* _DATA EXCERPT_
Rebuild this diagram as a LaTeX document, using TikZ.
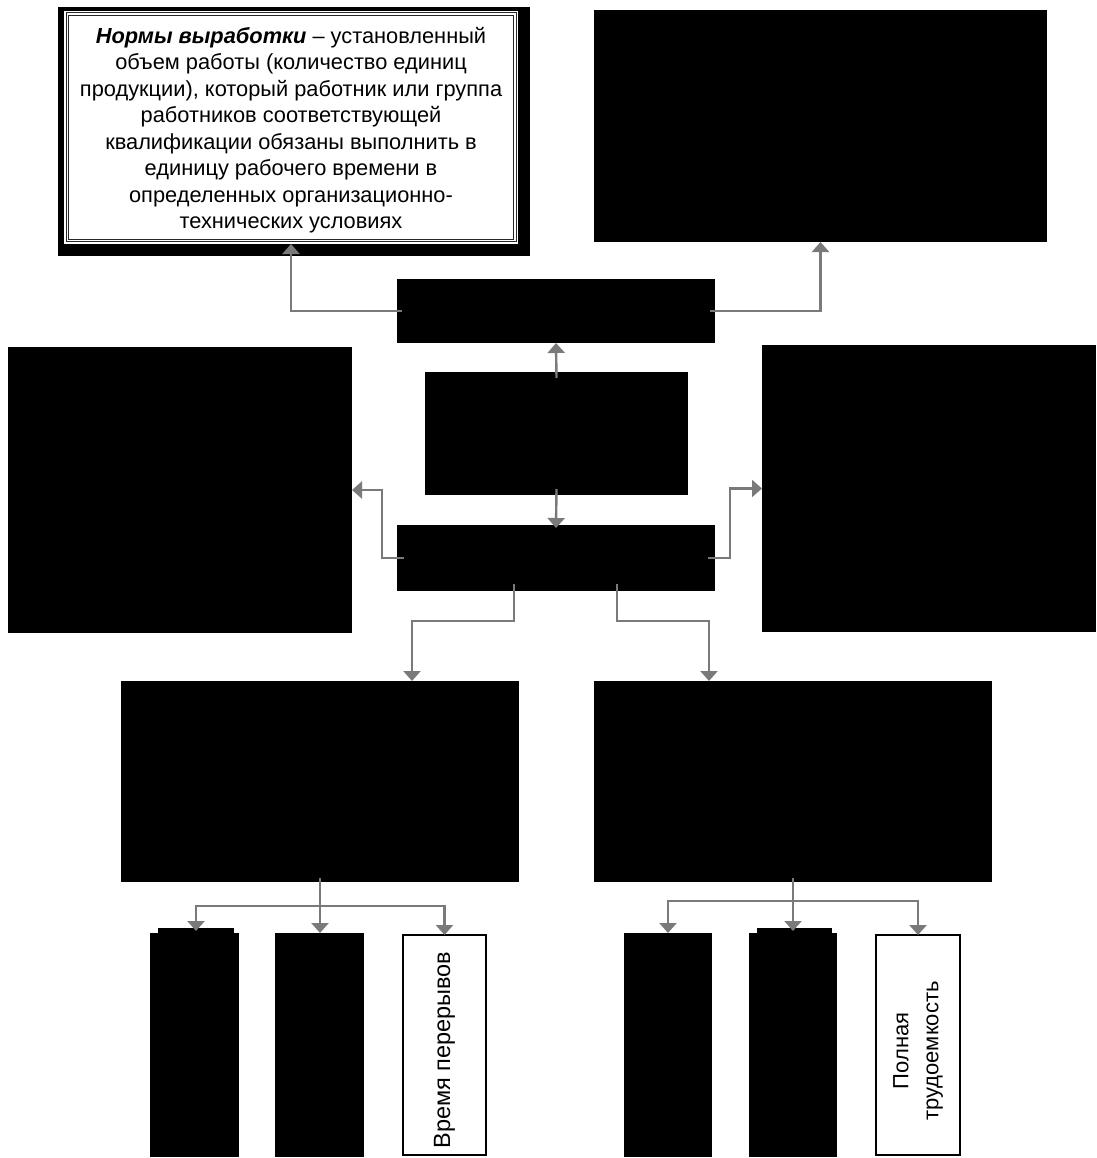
\documentclass[tikz,border=0pt]{standalone}
\usepackage{fontspec}
\setmainfont{Liberation Sans}
\usetikzlibrary{arrows.meta}
\definecolor{arrgray}{HTML}{7A7A7A}
\tikzset{
  blk/.style={fill=black, draw=none, inner sep=0pt, outer sep=0pt, anchor=north west},
  wbox/.style={fill=white, draw=black, line width=1.6pt, inner sep=0pt, outer sep=0pt, anchor=north west},
  arr/.style={draw=arrgray, line width=2.4pt, -{Triangle[width=17pt,length=10pt]}},
}
\begin{document}
\begin{tikzpicture}[x=1pt,y=-1pt]
\useasboundingbox (0,0) rectangle (1096,1158);
% top-left definition box
\node[blk, minimum width=472pt, minimum height=249pt] (tlsh) at (58,7) {};
\node[fill=white, inner sep=0pt, outer sep=0pt, anchor=north west, minimum width=454pt, minimum height=233pt] (tl) at (64,11) {};
\draw[black!85, line width=1pt, double=white, double distance=1.5pt]
  ([shift={(3.25pt,-3.25pt)}]tl.north west) rectangle ([shift={(-3.25pt,3.25pt)}]tl.south east);
\node[align=center, font=\fontsize{21.8}{26.5}\selectfont] (tltext) at (291,130)
 {\textbf{\textit{Нормы выработки}} -- установленный\\
  объем работы (количество единиц\\
  продукции), который работник или группа\\
  работников соответствующей\\
  квалификации обязаны выполнить в\\
  единицу рабочего времени в\\
  определенных организационно-\\
  технических условиях};
% top-right
\node[blk, minimum width=453pt, minimum height=232pt] (tr) at (594,10) {};
% middle row
\node[blk, minimum width=318pt, minimum height=64pt] (m1) at (397,279) {};
\node[blk, minimum width=263pt, minimum height=123pt] (ctr) at (425,372) {};
\node[blk, minimum width=318pt, minimum height=66pt] (m3) at (397,525) {};
\node[blk, minimum width=344pt, minimum height=286pt] (L) at (8,347) {};
\node[blk, minimum width=334pt, minimum height=287pt] (R) at (762,345) {};
% lower big boxes
\node[blk, minimum width=398pt, minimum height=201pt] (LL) at (121,681) {};
\node[blk, minimum width=398pt, minimum height=201pt] (LR) at (594,681) {};
% bottom boxes left group
\node[blk, minimum width=89pt, minimum height=224pt] (bA) at (150,933) {};
\node[blk, minimum width=76pt, minimum height=6pt] (bAt) at (158,928) {};
\node[blk, minimum width=89pt, minimum height=224pt] (bB) at (275,933) {};
\node[wbox, minimum width=83pt, minimum height=220pt] (bC) at (403,935) {};
\node[rotate=90, font=\fontsize{23.5}{28}\selectfont] (bCt) at ([yshift=-5pt]bC.center) {Время перерывов};
% bottom boxes right group
\node[blk, minimum width=88pt, minimum height=224pt] (bD) at (624,933) {};
\node[blk, minimum width=88pt, minimum height=224pt] (bE) at (749,933) {};
\node[blk, minimum width=75pt, minimum height=6pt] (bEt) at (757,928) {};
\node[wbox, minimum width=84pt, minimum height=220pt] (bF) at (876,935) {};
\node[rotate=90, align=center, font=\fontsize{22}{30}\selectfont] (bFt) at ([yshift=-6pt]bF.center) {Полная\\трудоемкость};
% connectors
\draw[arr] ([xshift=5pt]m1.west) -| (tl.south);
\draw[arr] ([xshift=-5pt]m1.east) -| (tr.south);
\draw[arr] ([yshift=-6pt]ctr.north) -- (m1.south);
\draw[arr] ([yshift=6pt]ctr.south) -- ([yshift=-3pt]m3.north);
\draw[arr] ([xshift=7pt]m3.west) -- ++(-22pt,0) |- (L.east);
\draw[arr] ([xshift=-7pt]m3.east) -- ++(22pt,0) |- (R.west);
\draw[arr] ([xshift=-42pt,yshift=7pt]m3.south) -- ++(0,-37pt) -| ([xshift=92pt]LL.north);
\draw[arr] ([xshift=61pt,yshift=7pt]m3.south) -- ++(0,-37pt) -| ([xshift=-84pt]LR.north);
% bottom left group
\coordinate (jl) at (320,906);
\draw[arr] ([yshift=4pt]LL.south) -- (LL.south |- bB.north);
\draw[arr] (jl) -| ([yshift=-3pt]bAt.north);
\draw[arr] (jl) -| (bC.north);
% bottom right group
\coordinate (jr) at (793,901);
\draw[arr] ([yshift=4pt]LR.south) -- ([yshift=-3pt]LR.south |- bEt.north);
\draw[arr] (jr) -| (bD.north);
\draw[arr] (jr) -| (bF.north);
\end{tikzpicture}
\end{document}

* _WHAT THE TASK ASKS_
Print each line of the material above exactly, with the pictures removed from your copy.

* _TASK ANSWER_
Rebuild this diagram as a LaTeX document, using TikZ.
\documentclass[tikz,border=0pt]{standalone}
\usepackage{fontspec}
\setmainfont{Liberation Sans}
\usetikzlibrary{arrows.meta}
\definecolor{arrgray}{HTML}{7A7A7A}
\tikzset{
  blk/.style={fill=black, draw=none, inner sep=0pt, outer sep=0pt, anchor=north west},
  wbox/.style={fill=white, draw=black, line width=1.6pt, inner sep=0pt, outer sep=0pt, anchor=north west},
  arr/.style={draw=arrgray, line width=2.4pt, -{Triangle[width=17pt,length=10pt]}},
}
\begin{document}
\begin{tikzpicture}[x=1pt,y=-1pt]
\useasboundingbox (0,0) rectangle (1096,1158);
% top-left definition box
\node[blk, minimum width=472pt, minimum height=249pt] (tlsh) at (58,7) {};
\node[fill=white, inner sep=0pt, outer sep=0pt, anchor=north west, minimum width=454pt, minimum height=233pt] (tl) at (64,11) {};
\draw[black!85, line width=1pt, double=white, double distance=1.5pt]
  ([shift={(3.25pt,-3.25pt)}]tl.north west) rectangle ([shift={(-3.25pt,3.25pt)}]tl.south east);
\node[align=center, font=\fontsize{21.8}{26.5}\selectfont] (tltext) at (291,130)
 {\textbf{\textit{Нормы выработки}} -- установленный\\
  объем работы (количество единиц\\
  продукции), который работник или группа\\
  работников соответствующей\\
  квалификации обязаны выполнить в\\
  единицу рабочего времени в\\
  определенных организационно-\\
  технических условиях};
% top-right
\node[blk, minimum width=453pt, minimum height=232pt] (tr) at (594,10) {};
% middle row
\node[blk, minimum width=318pt, minimum height=64pt] (m1) at (397,279) {};
\node[blk, minimum width=263pt, minimum height=123pt] (ctr) at (425,372) {};
\node[blk, minimum width=318pt, minimum height=66pt] (m3) at (397,525) {};
\node[blk, minimum width=344pt, minimum height=286pt] (L) at (8,347) {};
\node[blk, minimum width=334pt, minimum height=287pt] (R) at (762,345) {};
% lower big boxes
\node[blk, minimum width=398pt, minimum height=201pt] (LL) at (121,681) {};
\node[blk, minimum width=398pt, minimum height=201pt] (LR) at (594,681) {};
% bottom boxes left group
\node[blk, minimum width=89pt, minimum height=224pt] (bA) at (150,933) {};
\node[blk, minimum width=76pt, minimum height=6pt] (bAt) at (158,928) {};
\node[blk, minimum width=89pt, minimum height=224pt] (bB) at (275,933) {};
\node[wbox, minimum width=83pt, minimum height=220pt] (bC) at (403,935) {};
\node[rotate=90, font=\fontsize{23.5}{28}\selectfont] (bCt) at ([yshift=-5pt]bC.center) {Время перерывов};
% bottom boxes right group
\node[blk, minimum width=88pt, minimum height=224pt] (bD) at (624,933) {};
\node[blk, minimum width=88pt, minimum height=224pt] (bE) at (749,933) {};
\node[blk, minimum width=75pt, minimum height=6pt] (bEt) at (757,928) {};
\node[wbox, minimum width=84pt, minimum height=220pt] (bF) at (876,935) {};
\node[rotate=90, align=center, font=\fontsize{22}{30}\selectfont] (bFt) at ([yshift=-6pt]bF.center) {Полная\\трудоемкость};
% connectors
\draw[arr] ([xshift=5pt]m1.west) -| (tl.south);
\draw[arr] ([xshift=-5pt]m1.east) -| (tr.south);
\draw[arr] ([yshift=-6pt]ctr.north) -- (m1.south);
\draw[arr] ([yshift=6pt]ctr.south) -- ([yshift=-3pt]m3.north);
\draw[arr] ([xshift=7pt]m3.west) -- ++(-22pt,0) |- (L.east);
\draw[arr] ([xshift=-7pt]m3.east) -- ++(22pt,0) |- (R.west);
\draw[arr] ([xshift=-42pt,yshift=7pt]m3.south) -- ++(0,-37pt) -| ([xshift=92pt]LL.north);
\draw[arr] ([xshift=61pt,yshift=7pt]m3.south) -- ++(0,-37pt) -| ([xshift=-84pt]LR.north);
% bottom left group
\coordinate (jl) at (320,906);
\draw[arr] ([yshift=4pt]LL.south) -- (LL.south |- bB.north);
\draw[arr] (jl) -| ([yshift=-3pt]bAt.north);
\draw[arr] (jl) -| (bC.north);
% bottom right group
\coordinate (jr) at (793,901);
\draw[arr] ([yshift=4pt]LR.south) -- ([yshift=-3pt]LR.south |- bEt.north);
\draw[arr] (jr) -| (bD.north);
\draw[arr] (jr) -| (bF.north);
\end{tikzpicture}
\end{document}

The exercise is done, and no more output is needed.